### [What needs to be done]
Set all the material down again unchanged, without the pictures.
###
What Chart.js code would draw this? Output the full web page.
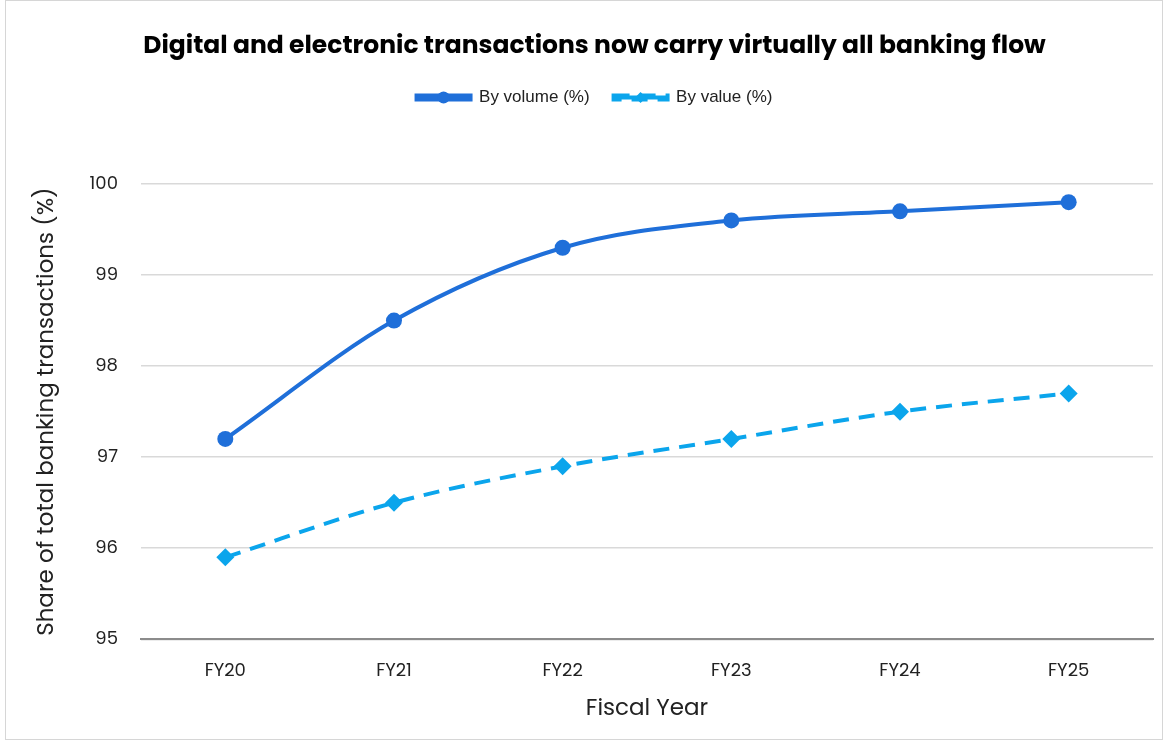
<!DOCTYPE html>
<html>
<head>
<meta charset="utf-8">
<script src="https://cdn.jsdelivr.net/npm/chart.js@4.4.1/dist/chart.umd.min.js"></script>
<style>
    html, body { margin: 0; padding: 0; background: #fff; }
    .marco {
        position: absolute; left: 5px; top: 0; width: 1158px; height: 740px;
        border: 1px solid #d6d6d6; box-sizing: border-box; background: #fff;
    }
    canvas { display: block; }
</style>
</head>
<body>
<div class="marco">
    <canvas id="grafico" width="1156" height="738"></canvas>
</div>
<script>
const anios = ["FY20", "FY21", "FY22", "FY23", "FY24", "FY25"];
const porVolumen = [97.2, 98.5, 99.3, 99.6, 99.7, 99.8];
const porValor = [95.9, 96.5, 96.9, 97.2, 97.5, 97.7];
const marcasY = [95, 96, 97, 98, 99, 100];

const azulFuerte = "#1f6fd9";
const azulClaro = "#0ba5ec";
const fuente = "'Poppins', 'Inter', 'Lato', sans-serif";
const anchoLinea = 54;

// deja mas aire debajo de la leyenda
const espacioLeyenda = {
    id: "espacioLeyenda",
    beforeInit(chart) {
        const ajusteOriginal = chart.legend.fit;
        chart.legend.fit = function () {
            ajusteOriginal.bind(chart.legend)();
            this.height += 68;
        };
    }
};

// dibuja el marcador encima de la linea de la leyenda
const marcadorLeyenda = {
    id: "marcadorLeyenda",
    afterDraw(chart) {
        const leyenda = chart.legend;
        if (!leyenda || !leyenda.legendHitBoxes) return;
        const ctx = chart.ctx;
        leyenda.legendHitBoxes.forEach((caja, i) => {
            const ds = chart.data.datasets[i];
            const cx = caja.left + anchoLinea / 2;
            const cy = caja.top + caja.height / 2;
            ctx.save();
            ctx.fillStyle = ds.borderColor;
            ctx.beginPath();
            if (ds.pointStyle === "rectRot") {
                ctx.moveTo(cx, cy - 5.5);
                ctx.lineTo(cx + 5.5, cy);
                ctx.lineTo(cx, cy + 5.5);
                ctx.lineTo(cx - 5.5, cy);
                ctx.closePath();
            } else {
                ctx.arc(cx, cy, 6, 0, Math.PI * 2);
            }
            ctx.fill();
            ctx.restore();
        });
    }
};

const ctx = document.getElementById("grafico").getContext("2d");

new Chart(ctx, {
    type: "line",
    data: {
        labels: anios,
        datasets: [
            {
                label: "By volume (%)",
                data: porVolumen,
                borderColor: azulFuerte,
                backgroundColor: azulFuerte,
                borderWidth: 4,
                pointStyle: "circle",
                pointRadius: 8,
                pointBackgroundColor: azulFuerte,
                pointBorderWidth: 0,
                cubicInterpolationMode: "monotone"
            },
            {
                label: "By value (%)",
                data: porValor,
                borderColor: azulClaro,
                backgroundColor: azulClaro,
                borderWidth: 4,
                borderDash: [16, 10],
                pointStyle: "rectRot",
                pointRadius: 9,
                pointBackgroundColor: azulClaro,
                pointBorderWidth: 0,
                cubicInterpolationMode: "monotone"
            }
        ]
    },
    options: {
        responsive: false,
        animation: false,
        layout: { padding: { left: 23, right: 2, top: 12, bottom: 19 } },
        plugins: {
            title: {
                display: true,
                text: "Digital and electronic transactions now carry virtually all banking flow",
                color: "#000",
                font: { family: fuente, size: 25, weight: "bold" },
                padding: { top: 19, bottom: 3 }
            },
            legend: {
                position: "top",
                labels: {
                    boxWidth: anchoLinea,
                    boxHeight: 4,
                    color: "#222",
                    font: { family: "'Liberation Sans Narrow', 'Liberation Sans', sans-serif", size: 17 },
                    padding: 24
                }
            },
            tooltip: { enabled: false }
        },
        scales: {
            x: {
                offset: true,
                grid: { display: false, drawTicks: false },
                border: { display: true, color: "#8c8c8c", width: 2 },
                ticks: { color: "#222", font: { family: fuente, size: 18 }, padding: 21 },
                title: {
                    display: true,
                    text: "Fiscal Year",
                    color: "#222",
                    font: { family: fuente, size: 23, lineHeight: 0.57 },
                    padding: { top: 0 }
                }
            },
            y: {
                min: 95,
                max: 100,
                afterBuildTicks: (eje) => { eje.ticks = marcasY.map(v => ({ value: v })); },
                grid: { color: "#d9d9d9", lineWidth: 1.5, drawTicks: false },
                border: { display: false },
                ticks: { color: "#222", font: { family: fuente, size: 18 }, padding: 23 },
                title: {
                    display: true,
                    text: "Share of total banking transactions (%)",
                    color: "#222",
                    font: { family: fuente, size: 23 },
                    padding: { bottom: 6 }
                }
            }
        }
    },
    plugins: [espacioLeyenda, marcadorLeyenda]
});
</script>
</body>
</html>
###
### [Answer for this exercise]
What Chart.js code would draw this? Output the full web page.
<!DOCTYPE html>
<html>
<head>
<meta charset="utf-8">
<script src="https://cdn.jsdelivr.net/npm/chart.js@4.4.1/dist/chart.umd.min.js"></script>
<style>
    html, body { margin: 0; padding: 0; background: #fff; }
    .marco {
        position: absolute; left: 5px; top: 0; width: 1158px; height: 740px;
        border: 1px solid #d6d6d6; box-sizing: border-box; background: #fff;
    }
    canvas { display: block; }
</style>
</head>
<body>
<div class="marco">
    <canvas id="grafico" width="1156" height="738"></canvas>
</div>
<script>
const anios = ["FY20", "FY21", "FY22", "FY23", "FY24", "FY25"];
const porVolumen = [97.2, 98.5, 99.3, 99.6, 99.7, 99.8];
const porValor = [95.9, 96.5, 96.9, 97.2, 97.5, 97.7];
const marcasY = [95, 96, 97, 98, 99, 100];

const azulFuerte = "#1f6fd9";
const azulClaro = "#0ba5ec";
const fuente = "'Poppins', 'Inter', 'Lato', sans-serif";
const anchoLinea = 54;

// deja mas aire debajo de la leyenda
const espacioLeyenda = {
    id: "espacioLeyenda",
    beforeInit(chart) {
        const ajusteOriginal = chart.legend.fit;
        chart.legend.fit = function () {
            ajusteOriginal.bind(chart.legend)();
            this.height += 68;
        };
    }
};

// dibuja el marcador encima de la linea de la leyenda
const marcadorLeyenda = {
    id: "marcadorLeyenda",
    afterDraw(chart) {
        const leyenda = chart.legend;
        if (!leyenda || !leyenda.legendHitBoxes) return;
        const ctx = chart.ctx;
        leyenda.legendHitBoxes.forEach((caja, i) => {
            const ds = chart.data.datasets[i];
            const cx = caja.left + anchoLinea / 2;
            const cy = caja.top + caja.height / 2;
            ctx.save();
            ctx.fillStyle = ds.borderColor;
            ctx.beginPath();
            if (ds.pointStyle === "rectRot") {
                ctx.moveTo(cx, cy - 5.5);
                ctx.lineTo(cx + 5.5, cy);
                ctx.lineTo(cx, cy + 5.5);
                ctx.lineTo(cx - 5.5, cy);
                ctx.closePath();
            } else {
                ctx.arc(cx, cy, 6, 0, Math.PI * 2);
            }
            ctx.fill();
            ctx.restore();
        });
    }
};

const ctx = document.getElementById("grafico").getContext("2d");

new Chart(ctx, {
    type: "line",
    data: {
        labels: anios,
        datasets: [
            {
                label: "By volume (%)",
                data: porVolumen,
                borderColor: azulFuerte,
                backgroundColor: azulFuerte,
                borderWidth: 4,
                pointStyle: "circle",
                pointRadius: 8,
                pointBackgroundColor: azulFuerte,
                pointBorderWidth: 0,
                cubicInterpolationMode: "monotone"
            },
            {
                label: "By value (%)",
                data: porValor,
                borderColor: azulClaro,
                backgroundColor: azulClaro,
                borderWidth: 4,
                borderDash: [16, 10],
                pointStyle: "rectRot",
                pointRadius: 9,
                pointBackgroundColor: azulClaro,
                pointBorderWidth: 0,
                cubicInterpolationMode: "monotone"
            }
        ]
    },
    options: {
        responsive: false,
        animation: false,
        layout: { padding: { left: 23, right: 2, top: 12, bottom: 19 } },
        plugins: {
            title: {
                display: true,
                text: "Digital and electronic transactions now carry virtually all banking flow",
                color: "#000",
                font: { family: fuente, size: 25, weight: "bold" },
                padding: { top: 19, bottom: 3 }
            },
            legend: {
                position: "top",
                labels: {
                    boxWidth: anchoLinea,
                    boxHeight: 4,
                    color: "#222",
                    font: { family: "'Liberation Sans Narrow', 'Liberation Sans', sans-serif", size: 17 },
                    padding: 24
                }
            },
            tooltip: { enabled: false }
        },
        scales: {
            x: {
                offset: true,
                grid: { display: false, drawTicks: false },
                border: { display: true, color: "#8c8c8c", width: 2 },
                ticks: { color: "#222", font: { family: fuente, size: 18 }, padding: 21 },
                title: {
                    display: true,
                    text: "Fiscal Year",
                    color: "#222",
                    font: { family: fuente, size: 23, lineHeight: 0.57 },
                    padding: { top: 0 }
                }
            },
            y: {
                min: 95,
                max: 100,
                afterBuildTicks: (eje) => { eje.ticks = marcasY.map(v => ({ value: v })); },
                grid: { color: "#d9d9d9", lineWidth: 1.5, drawTicks: false },
                border: { display: false },
                ticks: { color: "#222", font: { family: fuente, size: 18 }, padding: 23 },
                title: {
                    display: true,
                    text: "Share of total banking transactions (%)",
                    color: "#222",
                    font: { family: fuente, size: 23 },
                    padding: { bottom: 6 }
                }
            }
        }
    },
    plugins: [espacioLeyenda, marcadorLeyenda]
});
</script>
</body>
</html>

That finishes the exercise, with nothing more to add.